Having seen announcements of Louise Erdrich books for some time on Amazon, Goodreads and in the New York Times, I decided that I should read one. I knew nothing about Erdrich’s connections to indigenous people and shame on me. The Sentence begins with a set up. Tookie, our main character, describes herself as solid and unattractive. She had to raise herself because her mother was addicted to drugs and was so often using that she had nothing to offer Tookie, which certainly explains Tookie’s lack of self-confidence.
Tookie answered a call from someone she had been close to and agreed to perform a task that every cell in her brain rebelled against. She did it out of a sense of duty owed to a pair of old friends. Her friends betrayed her. Tookie ended up sentenced to fifteen years in jail. There was no one on the outside to care about her except a tribal police officer named Pollux. But if you need someone to care about you Pollux is your man. He felt so guilty about arresting Tookie that he hovered nearby, and he even quit the tribal police force.

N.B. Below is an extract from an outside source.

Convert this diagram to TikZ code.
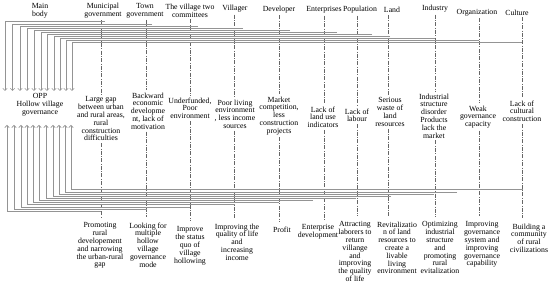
\documentclass[tikz,border=0pt]{standalone}
\usepackage{fontspec}
\setmainfont{Liberation Serif}
\usetikzlibrary{arrows.meta}
\begin{document}
\begin{tikzpicture}[x=1pt,y=-1pt,
  lbl/.style={font=\fontsize{7.8}{7.8}\selectfont, align=center, inner sep=2pt},
  conn/.style={draw=black!42, line width=1pt},
  arr/.style={conn, -{Straight Barb[length=2.2pt,width=4.4pt,line width=0.6pt]}},
  dd/.style={draw=black!60, line width=0.5pt, dash pattern=on 4pt off 1.5pt on 0.6pt off 1.5pt}]
\useasboundingbox (0,0) rectangle (550,286);
\fill[white] (0,0) rectangle (550,286);

% column coordinates
\coordinate (cMun) at (101,0);
\coordinate (cTown) at (146,0);
\coordinate (cVil) at (190,0);
\coordinate (cVgr) at (234,0);
\coordinate (cDev) at (279,0);
\coordinate (cEnt) at (324,0);
\coordinate (cPop) at (357,0);
\coordinate (cLand) at (388,0);
\coordinate (cInd) at (435,0);
\coordinate (cOrg) at (479,0);
\coordinate (cCul) at (522,0);

% headers
\node[lbl] (hMain) at (40,10.5) {Main\\body};
\node[lbl] (hMun) at (103,10.5) {Municipal\\government};
\node[lbl] (hTown) at (145,10.5) {Town\\government};
\node[lbl] (hVil) at (190,10.5) {The village two\\committees};
\node[lbl] (hVgr) at (235,9) {Villager};
\node[lbl] (hDev) at (279,9.5) {Developer};
\node[lbl] (hEnt) at (324,10) {Enterprises};
\node[lbl] (hPop) at (360,10) {Population};
\node[lbl] (hLand) at (392,10) {Land};
\node[lbl] (hInd) at (435,9) {Industry};
\node[lbl] (hOrg) at (477,12.5) {Organization};
\node[lbl] (hCul) at (517,12.5) {Culture};

% centre node
\node[lbl] (opp) at (40,104.5) {OPP\\Hollow village\\governance};
\coordinate (oppTop) at (40,91);
\coordinate (oppBot) at (40,125);

% problems
\node[lbl,anchor=north] (mMun) at (101,94.5) {Large gap\\between urban\\and rural areas,\\rural\\construction\\difficulties};
\node[lbl,anchor=north] (mTown) at (148,90.5) {Backward\\economic\\developme\\nt, lack of\\motivation};
\node[lbl,anchor=north] (mVil) at (190,95.5) {Underfunded,\\Poor\\environment};
\node[lbl,anchor=north] (mVgr) at (235,97.5) {Poor living\\environment\\, less income\\sources};
\node[lbl,anchor=north] (mDev) at (279,94.5) {Market\\competition,\\less\\construction\\projects};
\node[lbl,anchor=north] (mEnt) at (323,104.5) {Lack of\\land use\\indicators};
\node[lbl,anchor=north] (mPop) at (357,106.5) {Lack of\\labour};
\node[lbl,anchor=north] (mLand) at (390,95.5) {Serious\\waste of\\land\\resources};
\node[lbl,anchor=north] (mInd) at (434,91.5) {Industrial\\structure\\disorder\\Products\\lack the\\market};
\node[lbl,anchor=north] (mOrg) at (478,103.5) {Weak\\governance\\capacity};
\node[lbl,anchor=north] (mCul) at (522,98.5) {Lack of\\cultural\\construction};

% solutions
\node[lbl,anchor=north] (bMun) at (100,220.5) {Promoting\\rural\\developement\\and narrowing\\the urban-rural\\gap};
\node[lbl,anchor=north] (bTown) at (148,220.5) {Looking for\\multiple\\hollow\\village\\governance\\mode};
\node[lbl,anchor=north] (bVil) at (190,224.5) {Improve\\the status\\quo of\\village\\hollowing};
\node[lbl,anchor=north] (bVgr) at (237,221.5) {Improving the\\quality of life\\and\\increasing\\income};
\node[lbl,anchor=north] (bDev) at (282,224.5) {Profit};
\node[lbl,anchor=north] (bEnt) at (318,222.5) {Enterprise\\development};
\node[lbl,anchor=north] (bPop) at (355,219.5) {Attracting\\laborers to\\return\\villange\\and\\improving\\the quality\\of life};
\node[lbl,anchor=north] (bLand) at (397,219.5) {Revitalizatio\\n of land\\resources to\\create a\\livable\\living\\environment};
\node[lbl,anchor=north] (bInd) at (440,219.5) {Optimizing\\industrial\\structure\\and\\promoting\\rural\\evitalization};
\node[lbl,anchor=north] (bOrg) at (482,219.5) {Improving\\governance\\system and\\improving\\governance\\capability};
\node[lbl,anchor=north] (bCul) at (529,221.5) {Building a\\community\\of rural\\civilizations};

% dash-dot column lines
\foreach \c in {Mun,Town,Vil,Vgr,Dev,Ent,Pop,Land,Ind,Org,Cul}{
  \draw[dd] (h\c.south -| c\c) -- (m\c.north -| c\c);
  \draw[dd] (m\c.south -| c\c) -- ([yshift=3pt]b\c.north -| c\c);
}

% top connectors (from columns down into the centre node)
\foreach \n/\ax/\yy/\ex in {1/5/22/105, 2/12.5/24.1/152, 3/20/26.2/198, 4/27/28.3/243,
  5/34/30.4/290, 6/41/32.5/337, 7/47/34.6/372, 8/54/36.7/390, 9/60/38.8/435,
  10/66/40.9/479, 11/72/43/522}{
  \coordinate (tc\n) at (\ax,\yy);
  \coordinate (te\n) at (\ex,\yy);
  \draw[arr] (te\n) -- (tc\n) -- (tc\n |- oppTop);
}

% bottom connectors (from columns up into the centre node)
\foreach \n/\ax/\yy/\ex in {1/7/211.7/101, 2/14/209.5/147, 3/21/207.3/190, 4/27/205/235,
  5/33/203/279, 6/39/201/313, 7/46/198.8/356, 8/53/196.6/391, 9/59/194.4/434,
  10/65/192.2/457, 11/71/190/523}{
  \coordinate (bc\n) at (\ax,\yy);
  \coordinate (be\n) at (\ex,\yy);
  \draw[arr] (be\n) -- (bc\n) -- (bc\n |- oppBot);
}
\end{tikzpicture}
\end{document}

Love does wonders when it is a supportive force, as it is in Tookie’s life. She finds a job in a bookstore that specializes in native books and her love of books makes her invaluable to Asema, the owner. Penstemon also works at the bookstore. Obviously being an indigenous author opens up a wide range of interesting character names. Pollux attends native ceremonies, drums for the dancers and feeds everyone. All goes well until two complications arise. A customer named Flora dies, but for some reason she still hangs out at the bookstore every day. Tookie can hear her bracelets, her footwear on the floors, her silky clothing swishing. Sometimes Flora knocks books off the shelves in front of where Tookie is working. Since no one else can hear Flora Tookie at first says nothing, but after she finds a mysterious book that seems to have caused Flora’s death, Erdrich’s title takes on a new meaning. Tookie believes that when Flora read a certain sentence in the book it killed her. Tookie buries the book next to the tree that recently fell in her yard, but signs are adding up. Eventually the other two in the bookstore sense Flora’s presence.
The other complication that arises is the pandemic, the COVID pandemic, which has the bookstore busier than ever with mail orders. But Tookie cannot work in the shop alone, the sense that Flora wants something from her is too menacing. Does it have anything to do with the fact that Flora has adopted an indigenous heritage when she is not indigenous at all? Between being unable to visit Pollux, sick with COVID and in the hospital, trying to forge a better relationship with Pollux’s daughter and her new baby boy, and the terror she is beginning to feel whenever Flora makes her presence known in the bookstore, Tookie is having a difficult time holding on to the sanity she found in her relationship with Pollux. She is reliving past sorrows.
Erdrich obviously loves books and is a voracious reader. When her tale is done, and throughout the book great titles and exciting reads spill out, and as a bonus end up in lists of book recommendations at the end of the story. Read with a pen and paper handy because you will want to write down those book titles. Nothing like a good haunting, insight into indigenous lives, and a precarious love story to provide readers with a book that is hard to put down.